According to the B.C. Labour Relations Board decision, Oct. 16, just days before the layoffs took place there had been a union drive at the company and staff members had started the process unionizing.

The nine staff members laid off largely held better-paying positions and included two adult children of the company's CEO. The seven staff that kept their jobs were largely farmworkers, some of whom were temporary foreign workers. The decision says other employees who were not laid off had close connections to the company's management in the Lower Mainland.

In the decision, B.C. Labour Relations Board vice-chair J. Najeeb Hassan dismisses the company's cost-cutting argument saying that the company had not been profitable for a long time but still managed to "limp along" month to month.

"The employer’s consistently poor but apparently manageable financial situation begs the question: why did it suddenly have to layoff the employees immediately following the certification vote?" Hassan wrote. "If the situation was as dire as the employer suggests, one would have expected to see some documentation from senior management or the Board of Directors expressing serious concerns regarding the employer’s financial condition... the employer provided no evidence of that nature."

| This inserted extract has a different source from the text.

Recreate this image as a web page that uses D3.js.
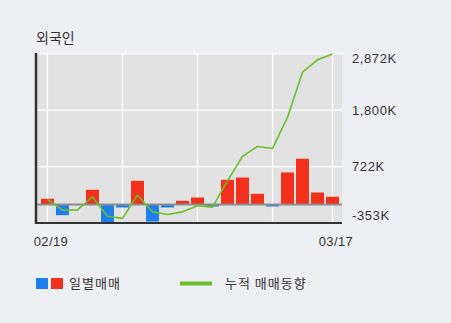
<!DOCTYPE html>
<html>
<head>
<meta charset="utf-8">
<script src="https://cdn.jsdelivr.net/npm/d3@7/dist/d3.min.js"></script>
<style>
  html, body { margin: 0; padding: 0; background: #eeeff3; }
  svg { display: block; }
  text { font-family: "Liberation Sans", "Noto Sans CJK KR", sans-serif; fill: #333; }
  .kr { font-family: "Noto Sans CJK KR", "Liberation Sans", sans-serif; }
</style>
</head>
<body>
<svg id="chart" width="451" height="323"></svg>
<script>
// Foreign investor net buying: daily amounts (K) and running total (K)
const dates = ["02/19","02/20","02/21","02/24","02/25","02/26","02/27","02/28","03/02","03/03",
               "03/04","03/05","03/06","03/09","03/10","03/11","03/12","03/13","03/16","03/17"];
const daily = [109, -203, 0, 281, -353, -57, 452, -325, -57, 70,
               134, -38, 471, 515, 204, -38, 611, 872, 229, 147];
const cumulative = [95, -107, -102, 145, -225, -265, 180, -140, -192, -140,
                    -25, -50, 450, 918, 1108, 1068, 1665, 2525, 2760, 2872];
const yTicks = [-353, 722, 1800, 2872];
const yTickLabels = ["-353K", "722K", "1,800K", "2,872K"];
const xLabelDates = ["02/19", "03/17"];
const gridDates = ["02/19", "02/26", "03/04", "03/11", "03/17"];

const svg = d3.select("#chart");
const plot = { left: 36, right: 342, top: 54, bottom: 223 };

const x = d3.scaleBand().domain(dates).range([40, 340]).paddingInner(2 / 15).paddingOuter(1 / 15);
const y = d3.scaleLinear().domain([-353, 2872]).range([plot.bottom, plot.top]);
const cx = d => x(d) + x.bandwidth() / 2;

// plot background
svg.append("rect")
  .attr("x", plot.left).attr("y", plot.top)
  .attr("width", plot.right - plot.left).attr("height", plot.bottom - plot.top)
  .attr("fill", "#e2e2e2");

// horizontal grid
svg.append("g").selectAll("line").data(yTicks.slice(1)).join("line")
  .attr("x1", plot.left).attr("x2", plot.right)
  .attr("y1", d => y(d)).attr("y2", d => y(d))
  .attr("stroke", "#ffffff").attr("stroke-width", 1.2);

// vertical grid
svg.append("g").selectAll("line").data(gridDates).join("line")
  .attr("x1", d => cx(d)).attr("x2", d => cx(d))
  .attr("y1", plot.top).attr("y2", plot.bottom)
  .attr("stroke", "#ffffff").attr("stroke-width", 1.2);

// daily bars
svg.append("g").selectAll("rect").data(dates).join("rect")
  .attr("x", d => x(d))
  .attr("width", x.bandwidth())
  .attr("y", (d, i) => y(Math.max(0, daily[i])))
  .attr("height", (d, i) => Math.abs(y(daily[i]) - y(0)))
  .attr("fill", (d, i) => daily[i] >= 0 ? "#f2301b" : "#1d7fef");

// zero line
svg.append("line")
  .attr("x1", plot.left).attr("x2", plot.right)
  .attr("y1", y(0)).attr("y2", y(0))
  .attr("stroke", "#8c8c8c").attr("stroke-width", 2);

// cumulative line
const line = d3.line().x((d, i) => cx(dates[i])).y(d => y(d));
svg.append("path").datum(cumulative)
  .attr("d", line)
  .attr("fill", "none")
  .attr("stroke", "#69bf2a")
  .attr("stroke-width", 1.6)
  .attr("stroke-linejoin", "round");

// axes frame
svg.append("line")
  .attr("x1", plot.left).attr("x2", plot.left)
  .attr("y1", plot.top - 1).attr("y2", plot.bottom + 1)
  .attr("stroke", "#333").attr("stroke-width", 2.5);
svg.append("line")
  .attr("x1", plot.left).attr("x2", plot.right)
  .attr("y1", plot.bottom).attr("y2", plot.bottom)
  .attr("stroke", "#333").attr("stroke-width", 2);

// right-hand value labels
svg.append("g").selectAll("text").data(yTicks).join("text")
  .attr("x", 352)
  .attr("y", d => Math.min(Math.max(y(d), plot.top + 4), plot.bottom - 8))
  .attr("dy", "0.35em")
  .attr("font-size", 13)
  .attr("letter-spacing", 0.6)
  .text((d, i) => yTickLabels[i]);

// date labels
svg.append("g").selectAll("text").data(xLabelDates).join("text")
  .attr("x", d => cx(d) + 3.5)
  .attr("y", 241)
  .attr("dy", "0.35em")
  .attr("text-anchor", "middle")
  .attr("font-size", 13)
  .attr("letter-spacing", 0.4)
  .text(d => d);

// title
svg.append("text").attr("class", "kr")
  .attr("x", 36).attr("y", 38).attr("dy", "0.35em")
  .attr("font-size", 14)
  .text("외국인");

// legend
const lg = svg.append("g");
lg.append("rect").attr("x", 36).attr("y", 278).attr("width", 12).attr("height", 11).attr("fill", "#1d7fef");
lg.append("rect").attr("x", 51).attr("y", 278).attr("width", 12).attr("height", 11).attr("fill", "#f2301b");
lg.append("text").attr("class", "kr")
  .attr("x", 69).attr("y", 283.5).attr("dy", "0.35em")
  .attr("font-size", 13).attr("letter-spacing", 1)
  .text("일별매매");
lg.append("line").attr("x1", 180).attr("x2", 212).attr("y1", 283.5).attr("y2", 283.5)
  .attr("stroke", "#69bf2a").attr("stroke-width", 4);
lg.append("text").attr("class", "kr")
  .attr("x", 225).attr("y", 283.5).attr("dy", "0.35em")
  .attr("font-size", 13).attr("letter-spacing", 1)
  .text("누적 매매동향");
</script>
</body>
</html>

In the lengthy decision, the Labour Relations Board vice-chair looks through audited financial statements and breaks down large parts of Potanicals Green Growers finances in deliberating whether the company could afford the nine staffers or not.

The company is a subsidiary of publicly-traded company, Benchmark Botanics. The company holds a licence from Health Canada for the cultivation, processing, and sale of cannabis products but has yet to make any money.

The decision says Benchmark has incurred millions of dollars of losses since it was founded, although in the first six months of the year its net loss was $1.65 million, down from $2.71 million in the same period in 2019.

The decision lists the complex finances of the business and on the day of the hearing, the company said it only had $30,000 in cash after paying staff. However, the Labour Relations Board disputes this, citing figures from the company's balance sheet and saying one week before the layoffs, the company had almost $200,000 in liquid assets.

While not all of the Peachland staff were laid off, the Labour Relations Board also questions the logic for getting rid of key players at the production facility, two of whom were a prerequisite in complying with regulations in having a federal cannabis licence.

Potanicals Green Growers gives a detailed business plan on how it proposed to cut costs and its strategies for becoming profitable. However, the Labour Relations Board picked holes in the business plan disputing the company's strategies.

Potanicals Green Growers argued it planned to cut production and sell its existing inventory. But the Board disputes this, arguing the company's old inventory was largely worthless.

The Labour Board is also critical of Potanicals' position that it needs to stop cannabis production to cut costs.

"Stopping cultivation is inconsistent with the fact sales of its craft cannabis products are on a steep rise... it had just recently pitched the Alberta Distribution Board in order to make significant inroads into a lucrative market," the decision says. "It makes no sense to curtail production when demand is increasing."

The Labour Board said that by laying off a significant number of employees based on reasons that "simply did not make sense" the company was sending a "clear message" to existing staff not to become involved in union activities, which amounted to coercion and intimidation. 

"I conclude that the employer’s conduct in laying off the nine employees did not constitute proper cause and was not reasonably necessary for the proper conduct of its business. Rather, it was motivated, at least in part, by the fact that the employees had sought union representation," reads the decision.

Ultimately, the nine staff members were ordered to be reinstated.